● **EXERCISE OBJECTIVE**
The copy must start at the line that contains "Rebuild this chart" and finish at the line that contains "import plotly.graph_objects as go", reproducing each line exactly. Any picture in that span is omitted.

[Records with drawing code]
###
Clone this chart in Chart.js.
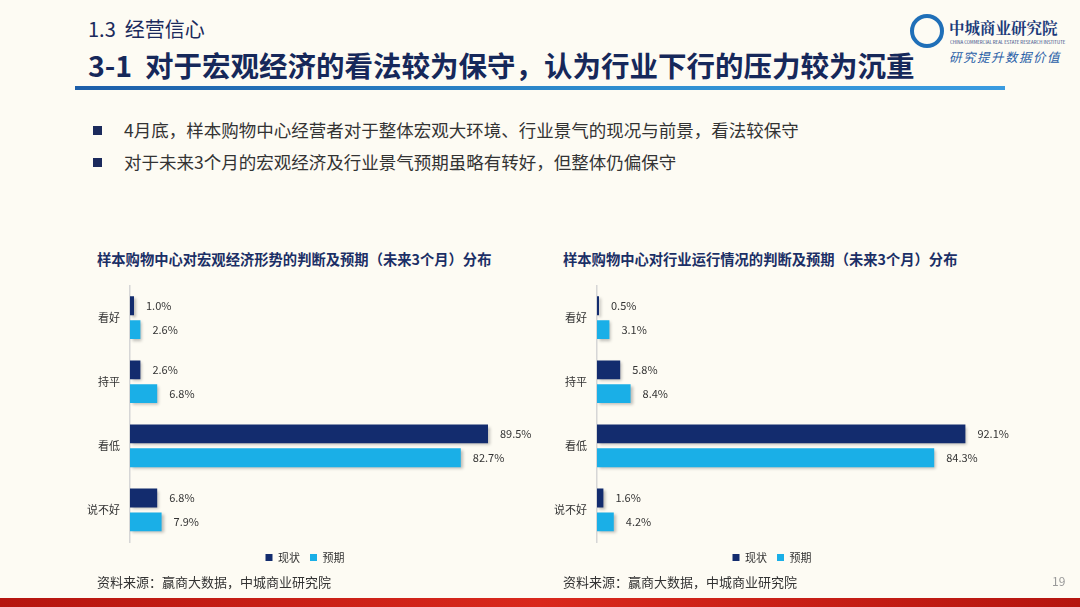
<!DOCTYPE html>
<html>
<head>
<meta charset="utf-8">
<script src="https://cdn.jsdelivr.net/npm/chart.js@4"></script>
<style>
  html, body { margin:0; padding:0; }
  body { width:1080px; height:607px; position:relative; overflow:hidden;
         background:#fdfbf3; font-family:"Noto Sans CJK SC","Noto Sans",sans-serif; color:#333; }
  .abs { position:absolute; white-space:nowrap; }
  #sec { left:88px; top:14px; font-size:20px; color:#1b2a5c; }
  #title { left:88px; top:44px; font-size:28.5px; font-weight:bold; color:#16285a; }
  #rule { left:75px; top:86px; width:930px; height:4px; background:linear-gradient(90deg,#1d5ea8,#2f8fd0 60%,#3a9be0); }
  .bullet { left:93px; font-size:17.5px; color:#333; }
  .bullet span { display:inline-block; width:9px; height:9px; background:#1b2a5c; margin-right:22px; vertical-align:middle; position:relative; top:-2px; }
  .ctitle { font-size:14.3px; font-weight:bold; color:#1b2f66; }
  .src { font-size:13px; color:#333; }
  #page { left:1052px; top:572px; font-size:12px; color:#999; }
  #band { left:0; top:598px; width:1080px; height:9px; background:linear-gradient(90deg,#b5150f,#d9281c 50%,#b5150f); }
  canvas { position:absolute; }
  #logo-circle { left:910px; top:14px; width:26px; height:26px; border:4px solid #1f6fb8; border-radius:50%; }
  #logo-cn { left:949px; top:16px; font-size:15.5px; font-weight:bold; color:#1b3a7a; font-family:"Noto Serif CJK SC","Noto Sans CJK SC",serif; }
  #logo-en { left:950px; top:39px; font-size:8px; color:#1b3a7a; transform:scale(0.55); transform-origin:0 0; }
  #logo-sl { left:949px; top:47px; font-size:12.5px; color:#2a5fa8; font-style:italic; letter-spacing:1.5px; }
</style>
</head>
<body>
<div id="sec" class="abs">1.3&nbsp; 经营信心</div>
<div id="title" class="abs">3-1&nbsp; 对于宏观经济的看法较为保守，认为行业下行的压力较为沉重</div>
<div id="rule" class="abs"></div>
<div id="logo-circle" class="abs"></div>
<div id="logo-cn" class="abs">中城商业研究院</div>
<div id="logo-en" class="abs">CHINA COMMERCIAL REAL ESTATE RESEARCH INSTITUTE</div>
<div id="logo-sl" class="abs">研究提升数据价值</div>

<div class="abs bullet" style="top:117px"><span></span>4月底，样本购物中心经营者对于整体宏观大环境、行业景气的现况与前景，看法较保守</div>
<div class="abs bullet" style="top:149px"><span></span>对于未来3个月的宏观经济及行业景气预期虽略有转好，但整体仍偏保守</div>

<div class="abs ctitle" style="left:97px; top:248px">样本购物中心对宏观经济形势的判断及预期（未来3个月）分布</div>
<div class="abs ctitle" style="left:563px; top:248px">样本购物中心对行业运行情况的判断及预期（未来3个月）分布</div>

<canvas id="c1" width="466" height="304" style="left:80px; top:269px"></canvas>
<canvas id="c2" width="466" height="304" style="left:547px; top:269px"></canvas>

<div class="abs src" style="left:97px; top:572px">资料来源：赢商大数据，中城商业研究院</div>
<div class="abs src" style="left:563px; top:572px">资料来源：赢商大数据，中城商业研究院</div>
<div id="page" class="abs">19</div>
<div id="band" class="abs"></div>

<script>
var categories = ['看好', '持平', '看低', '说不好'];
var seriesNames = ['现状', '预期'];
var macroNow = [1.0, 2.6, 89.5, 6.8];
var macroExp = [2.6, 6.8, 82.7, 7.9];
var industryNow = [0.5, 5.8, 92.1, 1.6];
var industryExp = [3.1, 8.4, 84.3, 4.2];

var darkBlue = '#132c6e';
var lightBlue = '#1aafe7';

// value labels at the end of each bar
var labelPlugin = {
    id: 'valueLabels',
    afterDatasetsDraw: function(chart){
        var ctx = chart.ctx;
        ctx.save();
        ctx.font = '11px "Noto Sans CJK SC", sans-serif';
        ctx.fillStyle = '#333';
        ctx.textBaseline = 'middle';
        ctx.textAlign = 'left';
        chart.data.datasets.forEach(function(ds, i){
            var meta = chart.getDatasetMeta(i);
            meta.data.forEach(function(bar, j){
                ctx.fillText(ds.data[j].toFixed(1) + '%', bar.x + 12, bar.y);
            });
        });
        ctx.restore();
    }
};

// soft drop shadow under bars
var shadowPlugin = {
    id: 'barShadow',
    beforeDatasetsDraw: function(chart){
        var ctx = chart.ctx;
        ctx.save();
        ctx.shadowColor = 'rgba(0,0,0,0.25)';
        ctx.shadowBlur = 3;
        ctx.shadowOffsetX = 2;
        ctx.shadowOffsetY = 2;
    },
    afterDatasetsDraw: function(chart){
        chart.ctx.restore();
    }
};

function criaGrafico(id, now, exp){
    return new Chart(id, {
        type: 'bar',
        data: {
            labels: categories,
            datasets: [
                { label: seriesNames[0], data: now, backgroundColor: darkBlue },
                { label: seriesNames[1], data: exp, backgroundColor: lightBlue }
            ]
        },
        options: {
            indexAxis: 'y',
            responsive: false,
            animation: false,
            categoryPercentage: 0.744,
            barPercentage: 0.79,
            layout: { padding: { top: 2, right: 16 } },
            scales: {
                x: { display: false, min: 0, max: 100 },
                y: {
                    afterFit: function(scale){ scale.width = 50; },
                    grid: { display: false, drawTicks: false },
                    border: { display: true, color: '#d6d6d6', width: 1.5 },
                    ticks: { color: '#333', padding: 10, font: { size: 11, family: '"Noto Sans CJK SC", sans-serif' } }
                }
            },
            plugins: {
                legend: {
                    position: 'bottom',
                    labels: { boxWidth: 7, boxHeight: 7, padding: 10, color: '#333',
                              font: { size: 11, family: '"Noto Sans CJK SC", sans-serif' } }
                },
                tooltip: { enabled: false }
            }
        },
        plugins: [shadowPlugin, labelPlugin]
    });
}

criaGrafico('c1', macroNow, macroExp);
criaGrafico('c2', industryNow, industryExp);
</script>
</body>
</html>
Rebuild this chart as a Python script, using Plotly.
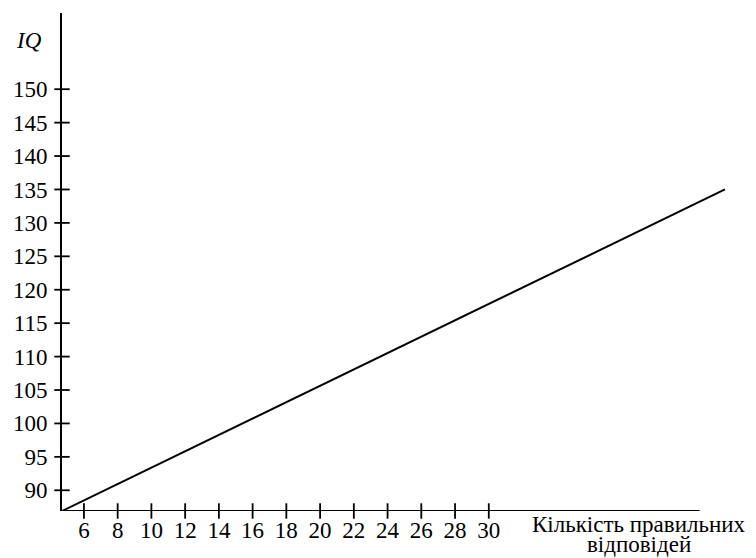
import plotly.graph_objects as go

# Data
x_ticks = [6, 8, 10, 12, 14, 16, 18, 20, 22, 24, 26, 28, 30]
y_ticks = [90, 95, 100, 105, 110, 115, 120, 125, 130, 135, 140, 145, 150]
line_x = [4.7, 44.0]
line_y = [86.9, 135.0]
x_axis_end = 42.5
x_range = [4.7, 44.3]
y_range = [86.9, 161.4]
x_title_lines = ["Кількість правильних", "відповідей"]
y_title = "IQ"

FONT = "Liberation Serif, Times New Roman, serif"
tick_size = 23
title_size = 23

# plot area geometry (pixels)
L, R, T, B = 51.5, 34.3, 5, 55
W, H = 756, 558
pw, ph = W - L - R, H - T - B


def px_to_paper_y(ypx):
    return (H - B - ypx) / ph


def px_to_paper_x(xpx):
    return (xpx - L) / pw


fig = go.Figure()

# main line
fig.add_trace(go.Scatter(x=line_x, y=line_y, mode="lines",
                         line=dict(color="black", width=2),
                         cliponaxis=False, hoverinfo="skip"))
# crossing tick marks on x axis
fig.add_trace(go.Scatter(x=x_ticks, y=[y_range[0]] * len(x_ticks), mode="markers",
                         marker=dict(symbol="line-ns", size=11,
                                     line=dict(color="black", width=1.8)),
                         cliponaxis=False, hoverinfo="skip"))
# crossing tick marks on y axis
fig.add_trace(go.Scatter(x=[x_range[0]] * len(y_ticks), y=y_ticks, mode="markers",
                         marker=dict(symbol="line-ew", size=11,
                                     line=dict(color="black", width=1.8)),
                         cliponaxis=False, hoverinfo="skip"))

# x axis line (stops before the end of the data line)
fig.add_shape(type="line", xref="x", yref="y",
              x0=x_range[0], x1=x_axis_end, y0=y_range[0], y1=y_range[0],
              line=dict(color="black", width=2))

annotations = [
    dict(text=y_title, xref="paper", yref="paper", x=0, y=px_to_paper_y(32),
         xanchor="right", yanchor="middle", xshift=-18, showarrow=False,
         font=dict(family=FONT, size=tick_size, color="black", style="italic")),
]
for txt, ypx in zip(x_title_lines, [516, 536]):
    annotations.append(dict(text=txt, xref="paper", yref="paper",
                            x=px_to_paper_x(630), y=px_to_paper_y(ypx),
                            xanchor="center", yanchor="middle", showarrow=False,
                            borderpad=0,
                            font=dict(family=FONT, size=title_size, color="black")))

fig.update_layout(
    width=W, height=H,
    margin=dict(l=L, r=R, t=T, b=B),
    paper_bgcolor="white", plot_bgcolor="white",
    showlegend=False,
    font=dict(family=FONT, size=tick_size, color="black"),
    xaxis=dict(range=x_range, tickvals=x_ticks, ticktext=[str(v) for v in x_ticks],
               showgrid=False, zeroline=False, showline=False, ticks="",
               ticklabelstandoff=3),
    yaxis=dict(range=y_range, tickvals=y_ticks, ticktext=[str(v) for v in y_ticks],
               showgrid=False, zeroline=False, showline=True, linecolor="black",
               linewidth=2, ticks="", ticklabelstandoff=8),
    annotations=annotations,
)

fig.write_html("out.html")
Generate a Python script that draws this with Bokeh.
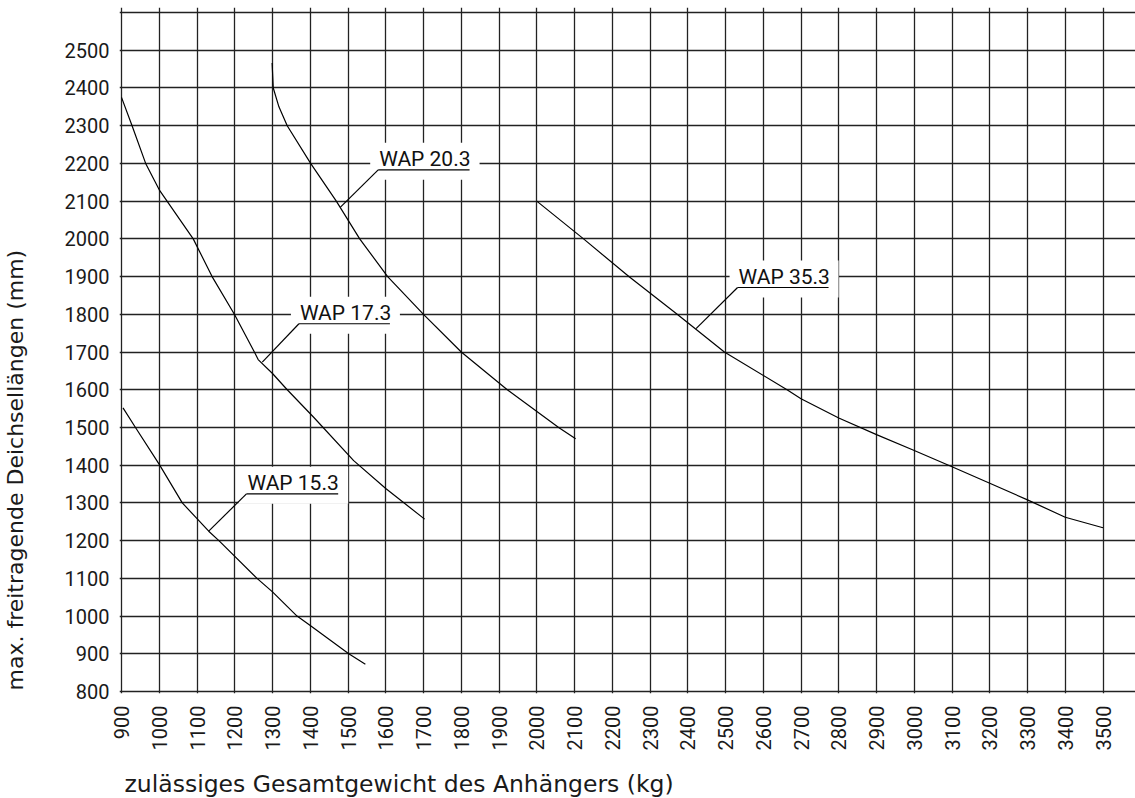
import numpy as np
from bokeh.plotting import figure
from bokeh.models import Range1d, FixedTicker, Title, ColumnDataSource
from bokeh.embed import file_html
from bokeh.resources import INLINE
from bokeh.core.properties import value

# ---- data -------------------------------------------------------------
x_ticks = list(range(900, 3501, 100))
y_ticks = list(range(800, 2501, 100))
y_grid = list(range(800, 2601, 100))

wap15_x = [904, 937, 1000, 1061, 1105, 1131, 1158, 1259, 1300, 1365, 1400, 1502, 1546]
wap15_y = [1552, 1500, 1402, 1300, 1253, 1225, 1200, 1100, 1064, 1000, 975, 900, 872]

wap17_x = [900, 928, 964, 1000, 1090, 1140, 1199, 1252, 1262, 1300, 1339, 1409, 1515, 1600, 1703]
wap17_y = [2375, 2300, 2200, 2130, 2000, 1900, 1800, 1700, 1680, 1643, 1600, 1527, 1412, 1338, 1257]

wap20_x = [1299, 1302, 1317, 1339, 1401, 1469, 1531, 1605, 1700, 1800, 1922, 2058, 2103]
wap20_y = [2466, 2400, 2350, 2300, 2200, 2100, 2000, 1900, 1800, 1700, 1600, 1500, 1470]

wap35_x = [2000, 2124, 2244, 2372, 2497, 2663, 2700, 2800, 2900, 3000, 3100, 3200, 3300, 3400, 3500]
wap35_y = [2100, 2000, 1900, 1800, 1700, 1600, 1576, 1525, 1481, 1439, 1396, 1352, 1308, 1262, 1234]

label_texts = ["WAP 15.3", "WAP 17.3", "WAP 20.3", "WAP 35.3"]
# annotation geometry (data units): underline start/end, underline height, leader target
label_x0 = [1231, 1370, 1580, 2532]
label_x1 = [1474, 1611, 1822, 2773]
label_y = [1324, 1775, 2183, 1871]
leader_x = [1131, 1273, 1480, 2422]
leader_y = [1225, 1673, 2084, 1762]

x_title = "zulässiges Gesamtgewicht des Anhängers (kg)"
y_title = "max. freitragende Deichsellängen (mm)"

# ---- figure -----------------------------------------------------------
TECH_FONT = "Roboto"
TITLE_FONT = "DejaVu Sans"
SX = 0.3775   # px per kg
SY = 0.3772   # px per mm

p = figure(width=1135, height=798,
           x_range=Range1d(894.7, 894.7 + 1016 / SX),
           y_range=Range1d(794.7, 794.7 + 686 / SY),
           output_backend="svg", toolbar_location=None,
           min_border_left=119, min_border_right=0,
           min_border_top=7, min_border_bottom=105)
p.outline_line_color = None
p.background_fill_color = "white"
p.border_fill_color = "white"

for ax in (p.xaxis, p.yaxis):
    ax.axis_line_color = None
    ax.major_tick_line_color = None
    ax.minor_tick_line_color = None
    ax.major_tick_in = 0
    ax.major_tick_out = 0
    ax.major_label_text_font = TECH_FONT
    ax.major_label_text_font_size = "20px"
    ax.major_label_text_color = "#1a1a1a"
    # invisible spacer label: pushes the real titles outward
    ax.axis_label = " "
    ax.axis_label_text_font_size = "2px"

p.xaxis.axis_label_standoff = 9
p.yaxis.axis_label_standoff = 29

p.xaxis.ticker = FixedTicker(ticks=x_ticks)
p.yaxis.ticker = FixedTicker(ticks=y_ticks)
p.xaxis.major_label_orientation = np.pi / 2
p.xaxis.major_label_standoff = 12
p.yaxis.major_label_standoff = 10

p.xgrid.ticker = FixedTicker(ticks=x_ticks)
p.ygrid.ticker = FixedTicker(ticks=y_grid)
for g in (p.xgrid, p.ygrid):
    g.grid_line_color = "#222222"
    g.grid_line_width = 1.3
    g.grid_line_alpha = 1.0

p.add_layout(Title(text=x_title, align="left", text_font=TITLE_FONT, text_font_size="23.5px",
                   text_font_style="normal", text_color="#1a1a1a", offset=5, standoff=0), "below")
p.add_layout(Title(text=y_title, align="left", text_font=TITLE_FONT, text_font_size="22px",
                   text_font_style="normal", text_color="#1a1a1a", offset=3, standoff=0), "left")

# curves
for xs, ys in ((wap15_x, wap15_y), (wap17_x, wap17_y), (wap20_x, wap20_y), (wap35_x, wap35_y)):
    p.line(xs, ys, line_color="black", line_width=1.2)

# label boxes (white) covering the grid
px_x = 1 / SX
px_y = 1 / SY
box = ColumnDataSource(dict(
    left=[a - 8 * px_x for a in label_x0],
    right=[b + 10 * px_x for b in label_x1],
    bottom=[y - 10 * px_y for y in label_y],
    top=[y + 27 * px_y for y in label_y],
))
p.quad(left="left", right="right", bottom="bottom", top="top", source=box,
       fill_color="white", line_color=None)

# underline + leader
p.segment(x0=label_x0, y0=label_y, x1=label_x1, y1=label_y, line_color="black", line_width=1.2)
p.segment(x0=label_x0, y0=label_y, x1=leader_x, y1=leader_y, line_color="black", line_width=1.2)

p.text(x=[a + 1 * px_x for a in label_x0], y=[y + 10.5 * px_y for y in label_y], text=label_texts,
       text_font=value(TECH_FONT), text_font_size=value("21px"), text_color="#111111",
       text_baseline="middle", text_align="left")

open("out.html", "w").write(file_html(p, INLINE))
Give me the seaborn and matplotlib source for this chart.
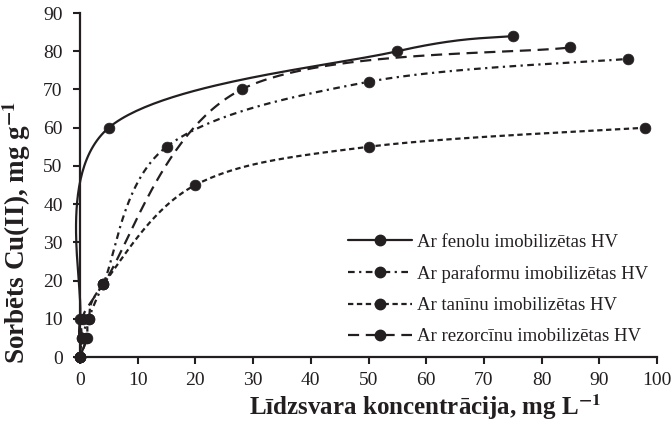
###
● **OUTPUT OF THE TASK**
Rebuild this chart as a Python script, using Plotly.
import plotly.graph_objects as go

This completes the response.